Relationship With The Ostrogoths

The division of the Goths is first attested in 291. The Greuthungi are first named by Ammianus Marcellinus, writing no earlier than 392 and perhaps later than 395, and basing his account of the words of a Tervingian chieftain who is attested as early as 376. The Ostrogoths are first named in a document dated September 392 from Milan. Claudian mentions that they together with the Gruthungi inhabit Phrygia. According to Herwig Wolfram, the primary sources either use the terminology of Tervingi/Greuthungi or Vesi/Ostrogothi and never mix the pairs. All four names were used together, but the pairing was always preserved, as in Gruthungi, Austrogothi, Tervingi, Visi.

Both Herwig Wolfram and Thomas Burns conclude that the term Greuthungi was a geographical identifier used by the Tervingi to describe a people that described itself as the Ostrogoths. This terminology therefore dropped out of use after the Goths were displaced by the Hunnic invasions. In support of this, Wolfram cites Zosimus as referring to a group of "Scythians" north of the Danube who were called "Greuthungi" by the barbarians north of the Ister. Wolfram concludes that this people was the Tervingi who had remained behind after the Hunnic conquest. On this understanding, the Greuthungi and Ostrogothi were more or less the same people.

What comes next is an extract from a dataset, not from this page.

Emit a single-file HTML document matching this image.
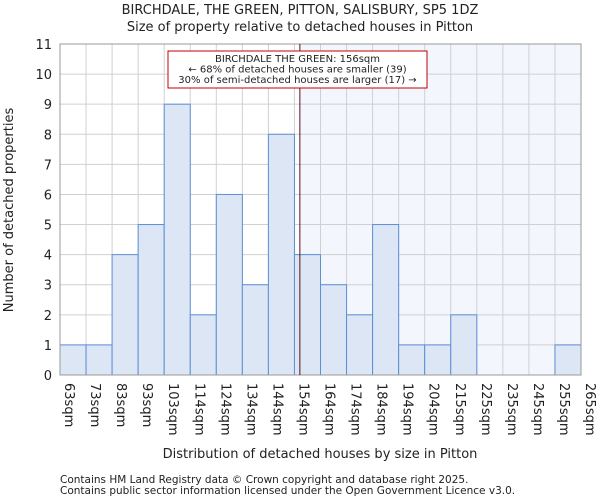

That the Greuthungi were the Ostrogothi is also supported by Jordanes. He identified the Ostrogothic kings from Theodoric the Great to Theodahad as the heirs of the Greuthungian king Ermanaric. This interpretation, however, though very common among scholars today, is not universal. The nomenclature of Greuthungi and Tervingi fell out of use shortly after 400. In general, the terminology of a divided Gothic people disappeared gradually after they entered the Roman Empire.